Life In Spain: Reasons To Live Here
Life in Spain can be great. This is why we are among the top 3 most visited countries every year. We are also one of the most welcoming one; 12% of the population is from abroad. To give you an example, around 375,000 British, almost 200,000 Germans and 175,000 Italians live in Spain.
There are many reasons why our visitors think Spain is one of the best places to live. I have summarized some of them. If you live in Spain and can think of additional reasons, let me know.
Life In Spain: Climate
One reason why holidays in Spain are so popular is because of the country’s spectacular weather. It is very probable that during your holiday to Spain you will enjoy a spring climate. Actually, the Spanish Mediterranean and the South have the best climate in Europe.

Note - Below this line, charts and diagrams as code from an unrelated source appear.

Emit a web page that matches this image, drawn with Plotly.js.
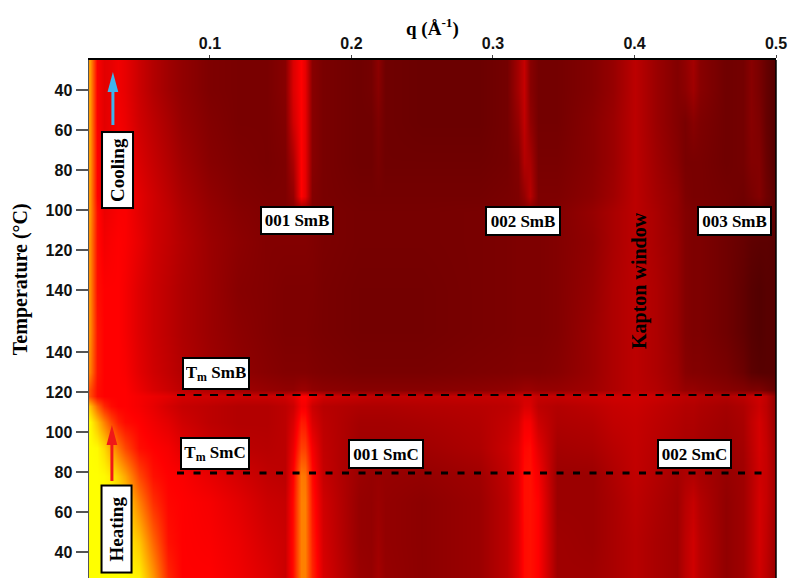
<!DOCTYPE html>
<html><head><meta charset="utf-8">
<script src="https://cdn.plot.ly/plotly-3.0.1.min.js"></script>
<style>html,body{margin:0;padding:0;background:#fff}#c{width:790px;height:578px}</style>
</head><body><div id="c"></div>
<script>
const qValues=[.015,.02,.025,.03,.035,.04,.05,.06,.07,.08,.10,.12,.14,.153,.159,.164,.167,.172,.18,.205,.214,.219,.224,.25,.29,.31,.318,.322,.326,.332,.345,.37,.385,.4,.415,.43,.436,.441,.446,.465,.477,.482,.488,.493,.5];
const scanPos=[27,45,65,78,92,105,113,118,121,130,150,171,195,210,218,235,255,271,286];
const h27=[200,200,200,200,200,200,195,160,115,100,100,94,86,78,105,150,150,115,84,58,56,62,56,52,58,72,88,104,106,100,60,60,64,70,64,60,72,80,70,54,60,70,80,72,56];
const h45=[200,200,200,200,199,196,178,140,106,100,98,92,82,78,105,150,150,112,82,56,55,60,55,52,58,72,88,104,106,100,60,58,64,70,64,60,72,80,70,54,60,70,82,74,58];
const h65=[200,200,200,198,194,185,150,118,102,100,96,88,78,76,104,150,150,108,80,56,55,58,55,52,58,72,88,105,106,100,58,58,64,72,66,60,70,76,68,54,60,70,82,76,60];
const h78=[200,200,198,192,180,165,128,106,100,98,90,82,74,72,100,148,146,104,76,58,56,57,56,55,60,74,88,105,106,96,58,58,66,74,68,62,66,68,64,56,60,70,80,76,60];
const h92=[200,198,185,165,145,128,105,100,96,88,78,72,70,72,92,125,124,96,74,60,60,60,60,60,66,78,88,102,104,88,62,64,70,75,70,66,64,64,62,58,62,72,82,76,58];
const h105=[198,175,150,128,112,104,100,94,88,80,72,68,68,72,84,110,108,84,72,62,62,62,62,64,68,75,82,96,96,78,66,68,74,76,72,68,66,66,64,60,64,74,82,74,55];
const h113=[175,140,115,104,100,100,96,90,82,76,72,68,68,72,78,96,96,78,70,66,66,66,66,68,70,72,76,84,84,72,68,72,76,78,74,70,68,68,66,62,66,72,78,72,54];
const h118=[130,105,100,100,100,100,96,92,88,82,80,78,78,80,86,100,100,90,80,76,74,74,74,74,76,76,80,82,82,76,76,78,80,80,78,74,72,72,70,68,72,76,80,74,52];
const h121=[130,105,100,100,100,100,92,84,78,72,66,60,56,54,54,58,58,54,52,50,50,50,50,50,52,54,56,58,58,56,56,60,66,72,68,60,56,56,54,50,48,46,46,42,36];
const h130=[150,108,100,100,100,98,88,80,74,68,60,54,50,48,48,48,48,47,46,44,44,44,44,44,46,47,48,48,48,48,50,58,66,72,66,58,50,48,48,44,38,32,30,30,30];
const h150=[155,108,100,100,100,96,86,78,72,66,58,52,48,46,46,46,46,45,44,42,42,42,42,42,44,45,46,46,46,46,48,58,66,72,66,56,48,46,46,40,34,30,28,30,30];
const c171=[155,105,100,100,100,96,86,78,72,66,58,50,48,46,46,46,46,46,44,42,42,42,42,42,44,45,46,46,46,46,48,56,66,72,66,56,48,46,46,40,34,30,28,30,30];
const c195=[155,105,95,98,100,98,90,80,74,68,58,52,48,48,48,48,48,47,45,43,43,43,43,43,44,45,46,46,46,46,48,54,64,72,64,56,48,46,46,40,36,33,32,32,30];
const c210=[158,105,92,95,98,98,88,80,74,66,56,50,47,47,48,50,50,47,45,43,43,43,43,43,44,45,46,46,47,46,48,56,64,72,64,54,48,46,46,42,38,38,38,36,34];
const c218=[158,100,90,94,98,98,88,80,72,64,54,48,46,46,55,100,90,48,44,42,42,42,42,42,42,44,46,55,70,46,46,52,60,72,62,54,46,44,44,42,40,44,48,40,32];
const c235=[160,100,90,94,98,96,84,76,68,60,50,46,44,46,65,100,90,50,44,40,40,44,40,40,40,42,48,68,64,44,44,50,58,72,60,50,44,44,44,40,42,48,48,38,28];
const c255=[160,98,88,92,96,92,80,72,64,56,48,44,44,48,80,100,90,50,44,40,40,46,40,38,38,42,56,74,54,42,42,50,58,72,58,48,44,50,46,40,42,50,46,36,28];
const c271=[160,98,88,90,94,90,78,68,60,54,46,44,44,50,85,100,90,50,44,40,42,50,40,38,38,42,62,76,50,42,42,48,56,72,58,48,52,60,50,40,42,50,44,36,28];
const c286=[160,98,88,90,94,90,78,68,60,54,46,44,44,50,85,100,90,50,44,40,42,52,40,38,38,42,62,76,50,42,42,48,56,72,58,48,54,62,50,40,42,50,44,36,28];
const zRows=[h27,h45,h65,h78,h92,h105,h113,h118,h121,h130,h150,c171,c195,c210,c218,c235,c255,c271,c286];
const yTickPos=[40,60,80,100,120,140,171,191,211,231,251,271];
const yTickText=['40','60','80','100','120','140','140','120','100','80','60','40'];
const xTicks=[0.1,0.2,0.3,0.4,0.5];
const lineQ=[0.0767,0.49];
const smbLineY=[118.5,118.5];
const smcLineY=[79.5,79.5];
const coolShaftQ=[0.0314,0.0314], coolShaftY=[253.5,272];
const coolHeadQ=[0.0276,0.0352,0.0314], coolHeadY=[270,270,280];
const heatShaftQ=[0.0307,0.0307], heatShaftY=[75.5,95];
const heatHeadQ=[0.0269,0.0345,0.0307], heatHeadY=[93.5,93.5,103.5];
const serif='"Liberation Serif","Times New Roman",serif';
const sans='"Liberation Sans",Arial,sans-serif';
function box(text,x,y,w,h,size,rot){return {text:'<b>'+text+'</b>',x:x,y:y,xref:'x',yref:'y',showarrow:false,
  font:{family:serif,size:size,color:'#000'},bgcolor:'#fff',bordercolor:'#000',borderwidth:2,borderpad:2,width:w,height:h,textangle:rot||0};}
function shaft(x,y,c){return {type:'scatter',mode:'lines',x:x,y:y,line:{color:c,width:3},hoverinfo:'skip'};}
function head(x,y,c){return {type:'scatter',mode:'none',x:x,y:y,fill:'toself',fillcolor:c,hoverinfo:'skip'};}
const traces=[
 {type:'heatmap',x:qValues,y:scanPos,z:zRows,zmin:0,zmax:200,zsmooth:'best',showscale:false,hoverinfo:'skip',
  colorscale:[[0,'#100000'],[0.5,'#ff0000'],[1,'#ffff00']]},
 {type:'scatter',mode:'lines',x:lineQ,y:smbLineY,line:{color:'#000',width:2,dash:'8px,8.5px'},hoverinfo:'skip'},
 {type:'scatter',mode:'lines',x:lineQ,y:smcLineY,line:{color:'#000',width:3,dash:'7px,9.5px'},hoverinfo:'skip'},
 shaft(coolShaftQ,coolShaftY,'#3fb4ee'),head(coolHeadQ,coolHeadY,'#3fb4ee'),
 shaft(heatShaftQ,heatShaftY,'#f01818'),head(heatHeadQ,heatHeadY,'#f01818')
];
const layout={width:790,height:578,margin:{l:89,r:14,t:60,b:0,pad:0},paper_bgcolor:'#fff',plot_bgcolor:'#fff',showlegend:false,
 xaxis:{side:'top',range:[0.0145,0.5],tickvals:xTicks,ticktext:xTicks.map(v=>v.toFixed(1)),ticks:'outside',ticklen:3,tickwidth:1,tickcolor:'#444',
  showgrid:false,zeroline:false,showline:true,linecolor:'#000',linewidth:2,
  tickfont:{family:sans,size:16,color:'#111',weight:'bold'}},
 yaxis:{range:[27,286],tickvals:yTickPos,ticktext:yTickText,ticks:'outside',ticklen:12,tickwidth:1.5,tickcolor:'#555',
  showgrid:false,zeroline:false,showline:true,linecolor:'#555',linewidth:1.5,
  tickfont:{family:sans,size:16,color:'#111',weight:'bold'}},
 shapes:[{type:'line',xref:'paper',yref:'paper',x0:1,x1:1,y0:0,y1:1,line:{color:'#000',width:1.5}}],
 annotations:[
  box('001 SmB',0.1615,205.75,66,21,17),box('002 SmB',0.3212,205.5,68,22,17),box('003 SmB',0.4707,205.5,67,22,17),
  box('T<sub>m</sub> SmB',0.1042,129.25,60,25,17),box('T<sub>m</sub> SmC',0.1035,89.25,62,25,17),
  box('001 SmC',0.2244,89,68,22,17),box('002 SmC',0.4424,89,67,22,17),
  box('Cooling',0.0343,231,70,25,19,-90),box('Heating',0.0336,51.25,81,24,19,-90),
  {text:'<b>Kapton window</b>',x:0.4032,y:175.5,xref:'x',yref:'y',showarrow:false,textangle:-90,font:{family:serif,size:20,color:'#000'}},
  {text:'<b>Temperature (°C)</b>',xref:'paper',yref:'paper',x:-0.1004,y:0.577,xanchor:'center',yanchor:'middle',showarrow:false,textangle:-90,font:{family:serif,size:20,color:'#000'}},
  {text:'<b>q (Å<sup>-1</sup>)</b>',xref:'paper',yref:'paper',x:0.5,y:1.0618,xanchor:'center',yanchor:'middle',showarrow:false,font:{family:serif,size:19,color:'#000'}}
 ]
};
Plotly.newPlot('c',traces,layout,{displayModeBar:false,staticPlot:true});
</script></body></html>
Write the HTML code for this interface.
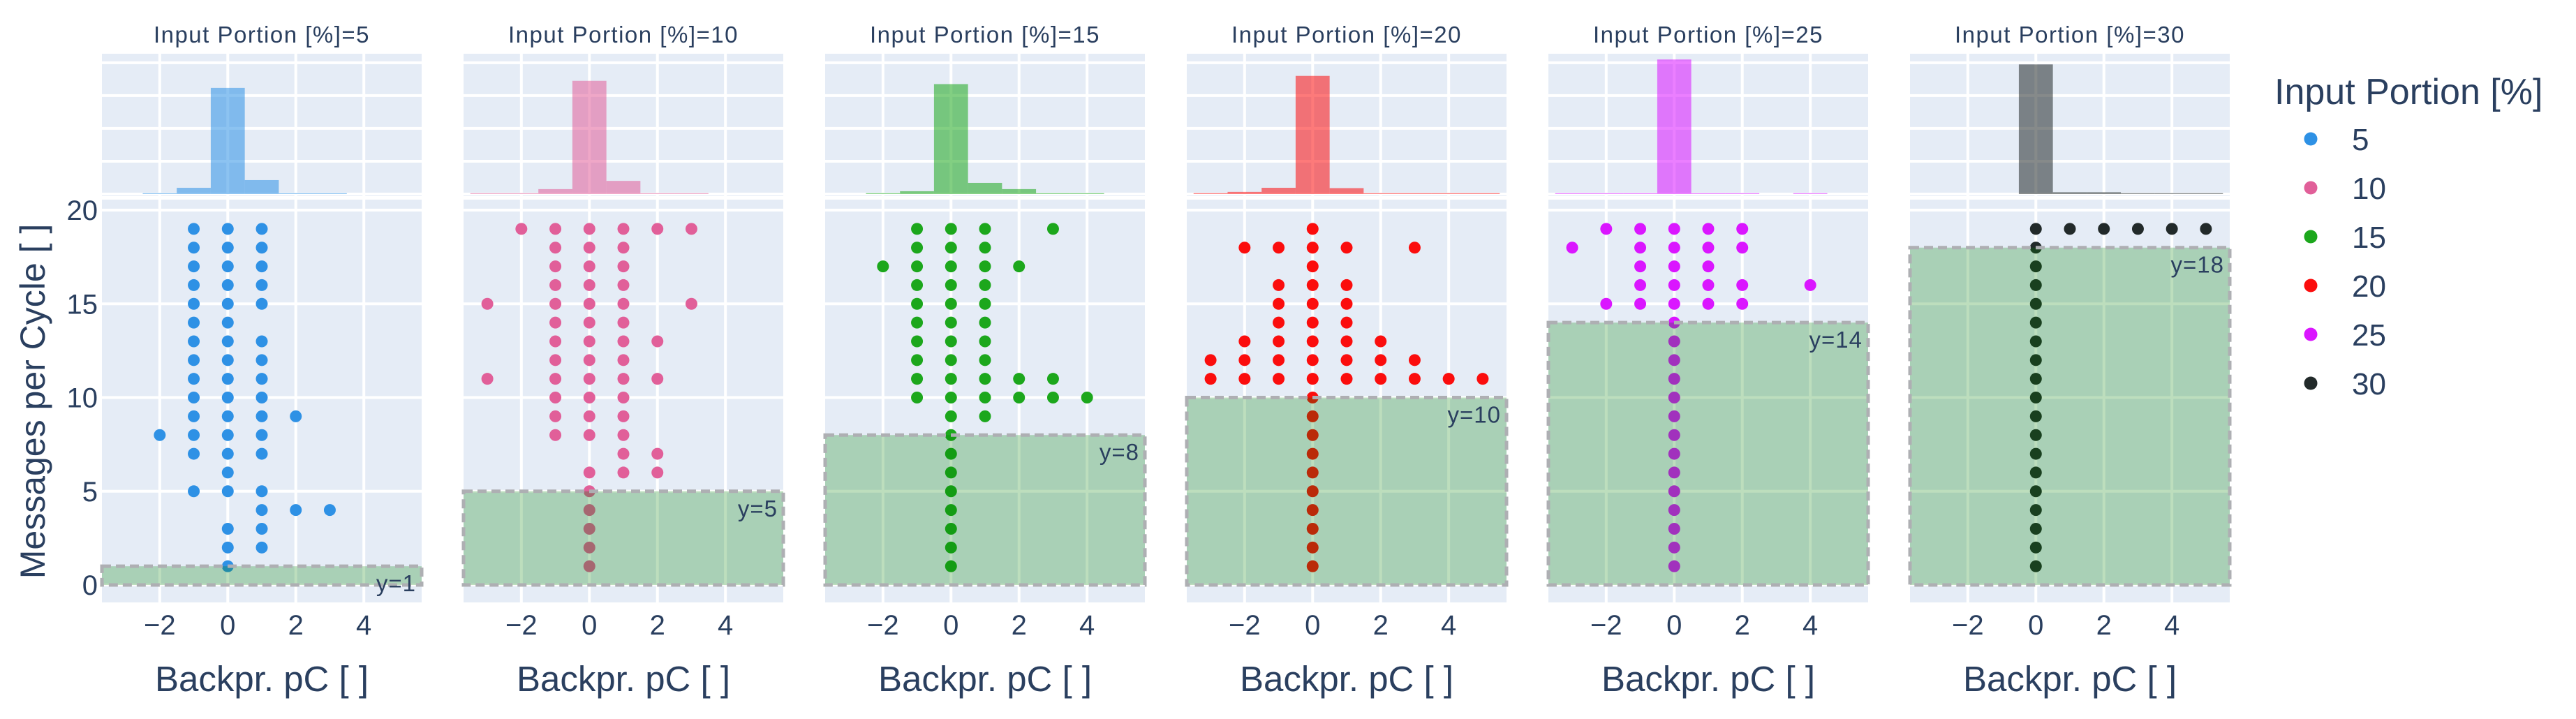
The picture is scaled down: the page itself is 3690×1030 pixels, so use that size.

Life In Spain: Spanish Diet
You have surely heard of the benefits of the Spanish diet (also known as Mediterranean diet). If you’re figure cautious person, you might not need your waist trainer during your stay here. It is based on olive oil, fresh fruits, fish, vegetables and even wine. You read it right, experts recommend drinking a glass of wine every day.
While you are here, enjoy our popular tapas as you refresh yourself with some sangria. Or you might try some jamon and a delicious gazpacho in a bar off the beaten track.
Life In Spain: Diversity
Spain is incredibly diverse. We like to say that we have several countries in one as we have beautiful beaches to relax and amazing mountains to practice trekking and ski. We even have 3 national languages apart from Spanish (Catalan, Gallego and Basque).
This diversity is not only visible in the landscape and the weather, people are also quite different too. You’ll notice that the accent is softer in the south. In the north people are a little bit shyer and they speak less (well, less compared to the Spanish average!).
Life In Spain: Life Outside
We spend a lot more time outside than at home. We are lucky enough to have a great climate that allows us to spend most of our free time outdoors. We love to socialize in a bar or a restaurant and yes, food is very important in our culture!
And even if the weather is not so good, you should go to the north. People go out no matter if it rains, there is a storm or wind… I’ve experienced it myself…
Life In Spain: Language
Did you know that Spanish is the 2nd most spoken language in the world as a mother tongue (first being Chinese Mandarin)? And that it is the 2nd most studied language after English? In fact, it is spoken by around 500 million people.
If you are looking to learn Spanish, living here will give you the chance to interact with native speakers and sign up for a Spanish language course. Of course, you can always try to study it online but coming over will be much more fun. You will discover a unique country with a very special culture.
Life In Spain: Spanish Culture
Spain has been conquered by Romans, Barbarian tribes, Moors (almost 8 centuries!) and even French. Our culture is the result of a curious mixture between all of them. You will see the influence of these cultures in our language, mainly based on ancient Latin but with many Arab words
architecture, as you can see it in Italica or the Alcazar in Seville
food in which our most important ingredient is olive oil
You can visit museums, castles, palaces and enjoy the amazing legacy we have inherited during centuries.
There is something that makes Spaniards unique: our schedule. We tend to live our normal life a little bit later than in the rest of Europe. Especially when it comes to meals, do not expect to have lunch before 14:00 and dinner before 21:00 (sometimes even 22:00 in summer).
Life In Spain: Spaniards
We are generally described as nice and funny. Warm and welcoming, we have a very strong sense of family and we tend to gather often to share a meal. We also have an incredible sense of humor and we tend to laugh (too much) at ourselves.
Of course, the stereotype is that Spain is a laid-back place where no one works very hard and the pace is slow. As it happens, you’ll find all kinds of people.
And knowing that during the summer temperatures can reach up to 40ºC (104ºF), it seems pretty normal that your body rhythm slows down. Siestas are common (especially for children) or stay in bed just to avoid the hottest part of the day. Anyway, I have always worked during the summer (I like to take my holidays during the low season) and a lot of people don’t take a siesta!